There are many people who, regardless of how much they weigh, avoid fatty foods and sweet desserts. However, despite how good a person’s intentions may be, it’s hard to maintain self-control in the face of tempting foods. It’s normal to cave in and lose your willpower sometimes, but people with anorexia manage to starve themselves and ignore their favorite foods.
There’s a new study that sheds light on how the brain has mechanisms that could contribute to the troublesome eating habits in anorexics.
The Study
Hunger increases the intensity of food rewards. However, people with anorexia despite being in a state of constant starvation, are able to ignore food entirely.
In a new study done by Dr. Christina Wierenga, Dr. Walter Kaye and their colleagues, new light is shed on the mechanisms in the brain that might contribute to the eating patterns in people with anorexia.
The team examined reward responding in relation to metabolic state (hungry or full) in 23 women who had recovered from anorexia and 17 healthy women, without a history of eating disorders. Women who actively have anorexia nervosa were not studied to reduce the potential confounds related to malnourishment.

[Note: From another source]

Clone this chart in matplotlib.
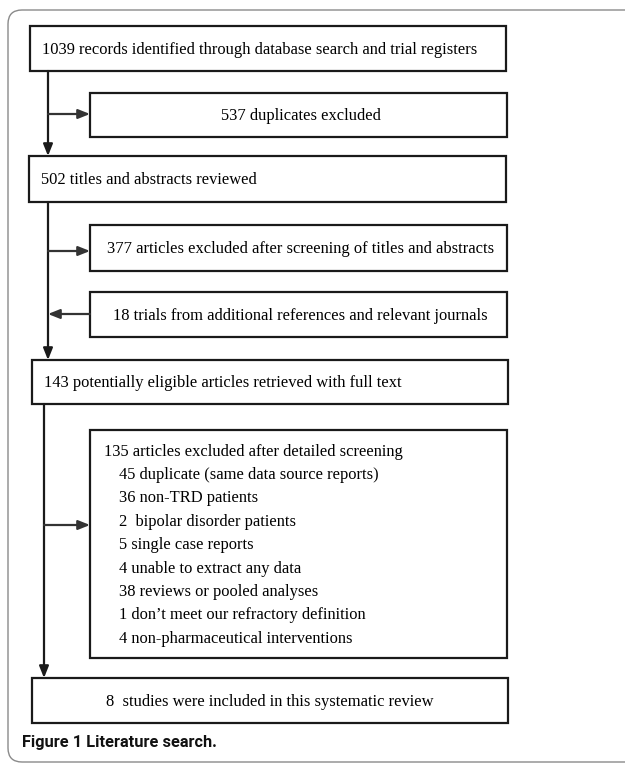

The healthy women in the study were hungry and showed an increased activity in the portion of the brain that motivates reward seeking behavior. The women who recovered from anorexia didn’t have this type of activity going on in the brain. The recovered females also exhibited increased activation of cognitive control circuitry, regardless of whether they were hungry or not.

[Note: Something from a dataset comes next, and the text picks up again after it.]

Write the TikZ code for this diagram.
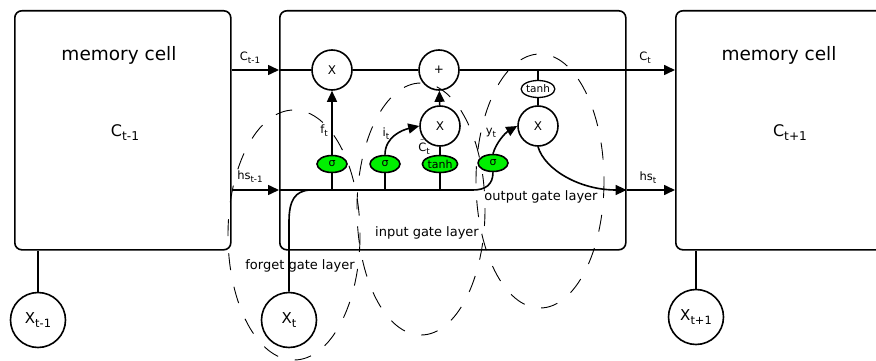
\documentclass[tikz,border=0pt]{standalone}
\usepackage{fontspec}
\setmainfont{DejaVu Sans}
\usetikzlibrary{shapes.geometric,arrows.meta}
\definecolor{gatecol}{RGB}{0,240,0}
\newcommand\sbs[1]{\raisebox{-0.45ex}{\scalebox{0.76}{#1}}}
\begin{document}
\begin{tikzpicture}[x=1pt,y=-1pt,
  line width=1.6pt, line join=round,
  arr/.style={-{Triangle[length=11pt,width=10pt]}},
  cellbox/.style={draw, rounded corners=7pt, anchor=north west, minimum height=239pt, inner sep=0pt},
  opcirc/.style={draw, circle, minimum size=40pt, inner sep=0pt, fill=white, font=\fontsize{12}{14}\selectfont},
  incirc/.style={draw, circle, minimum size=55pt, inner sep=0pt, fill=white, font=\fontsize{15}{17}\selectfont},
  gate/.style={draw, ellipse, fill=gatecol, minimum width=30pt, minimum height=17pt, inner sep=0pt, font=\fontsize{11}{12}\selectfont},
  tanhbox/.style={draw, ellipse, fill=white, minimum width=28pt, minimum height=17pt, inner sep=0pt, line width=1.3pt, font=\fontsize{10.5}{12}\selectfont},
  lbl/.style={font=\fontsize{11.5}{14}\selectfont, inner sep=0pt},
  layerlbl/.style={font=\fontsize{13}{15}\selectfont, inner sep=0pt},
  titlelbl/.style={font=\fontsize{18.5}{20}\selectfont, inner sep=0pt},
  biglbl/.style={font=\fontsize{16}{18}\selectfont, inner sep=0pt},
  region/.style={draw, line width=0.9pt, dash pattern=on 17pt off 17pt},
]
\useasboundingbox (0,0) rectangle (876,361);
\clip (0,0) rectangle (876,361);

% cell boxes
\node[cellbox, minimum width=216pt] (left) at (14,10) {};
\node[cellbox, minimum width=346pt] (mid) at (279,10) {};
\node[cellbox, minimum width=240pt] (right) at (675,10) {};

\node[titlelbl] (lt) at (119,55) {memory cell};
\node[titlelbl] (rt) at (779,55) {memory cell};
\node[biglbl] (lc) at (125,133) {C\sbs{t-1}};
\node[biglbl] (rc) at (790,133) {C\sbs{t+1}};

% helper coordinates
\coordinate (hsL) at (279,190);
\coordinate (hsB) at (473,190);
\coordinate (xtB) at (289,222);
\coordinate (xtJ) at (310,190);

% operation nodes
\node[opcirc] (fx) at (332,70) {X};
\node[opcirc] (plus) at (439,70) {+};
\node[opcirc] (ix) at (440,126) {X};
\node[opcirc] (ox) at (538,126) {X};
\node[tanhbox] (th) at (538,89) {tanh};

\node[gate] (fg) at (332,164) {σ};
\node[gate] (ig) at (385,164) {σ};
\node[gate] (cg) at (440,164) {tanh};
\node[gate] (og) at (493,163) {σ};

% inputs
\node[incirc] (xm1) at (38,320) {X\sbs{t-1}};
\node[incirc] (xt) at (289,320) {X\sbs{t}};
\node[incirc] (xp1) at (696,317) {X\sbs{t+1}};

% cell state line
\draw[arr] (left.east |- fx) -- (mid.west |- fx);
\draw (mid.west |- fx) -- (fx);
\draw (fx) -- (plus);
\draw[arr] (plus) -- (right.west |- plus);
\draw (th) -- (th |- plus);

% hidden state line
\draw[arr] (left.east |- hsL) -- (hsL);
\draw (hsL) -- (hsB) .. controls (485,190) and (493,185) .. (og.south);
\draw (fg.south) -- (fg |- hsL);
\draw (ig.south) -- (ig |- hsL);
\draw (cg.south) -- (cg |- hsL);

% gate connections
\draw[arr] (fg) -- (fx);
\draw[arr] (ig.north) .. controls (385,137) and (402,130) .. (ix.west);
\draw (cg) -- (ix);
\draw[arr] (ix) -- (plus);
\draw[arr] (og.north) .. controls (496,143) and (505,133) .. (ox.west);
\draw (ox) -- (th);
\draw[arr] (ox.south) .. controls (545,170) and (580,190) .. (mid.east |- hsL);
\draw[arr] (mid.east |- hsL) -- (right.west |- hsL);

% inputs to cells
\draw (xt.north) -- (xtB) .. controls (289,200) and (295,191) .. (xtJ);
\draw (xm1.north) -- (xm1 |- left.south);
\draw (xp1.north) -- (xp1 |- right.south);

% small labels
\node[lbl] (lc1) at (250,58) {C\sbs{t-1}};
\node[lbl] (lct) at (645,58) {C\sbs{t}};
\node[lbl] (lh1) at (250,177) {hs\sbs{t-1}};
\node[lbl] (lht) at (648,178) {hs\sbs{t}};
\node[lbl] (lf) at (324,131) {f\sbs{t}};
\node[lbl] (li) at (386,134) {i\sbs{t}};
\node[lbl] (lcc) at (424,147) {$\tilde{\mbox{C}}$\sbs{t}};
\node[lbl] (ly) at (491,133) {y\sbs{t}};

% layer regions
\draw[region] (294,235) ellipse [x radius=66, y radius=125];
\draw[region] (421,209) ellipse [x radius=64, y radius=126];
\draw[region] (540,181) ellipse [x radius=64, y radius=127];

\node[layerlbl] (lfg) at (300,266) {forget gate layer};
\node[layerlbl] (lig) at (427,233) {input gate layer};
\node[layerlbl] (log) at (541,197) {output gate layer};
\end{tikzpicture}
\end{document}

Hence, this study determined that females who had recovered from anorexia nervosa showed two related patterns of brain changes that might lead to their capacity to sustain food avoidance.
Firstly, hunger does not cause an increase in the reward and motivation circuits in the brain engagement. This might protect people with anorexia from experiencing the pangs of hunger. Secondly, these individuals showed a higher level of self-control, perhaps leading them to be more effective at resisting tempting foods.
According to Dr. Wierenga, “This study supports the idea that anorexia nervosa is a neurobiological-based disorder. We’ve long been puzzled by the fact that individuals with AN can restrict food, even when starved. Hunger is a motivating drive and makes rewards more enticing. These findings suggest that AN individuals, even after recovery, are less sensitive to reward and the motivational drive of hunger. In other words, hunger does not motivate them to eat.”
In Closing:
Dr. Kaye added, “This study offers new insights about the brain in AN, which we are using to guide treatment development efforts, and reduce stigma associated with this life-threatening disorder.”
Dr. John Krystal states, “Anorexia nervosa is a devastating illness and this study sheds new light on brain mechanisms that may enable people to starve themselves. In identifying these mechanisms, this work may provide circuit-based targets for therapeutics. But these same circuits and processes seem to be engaged ‘in reverse’ for obesity. Thus, this study may have broad implications for the country’s obesity epidemic as well.”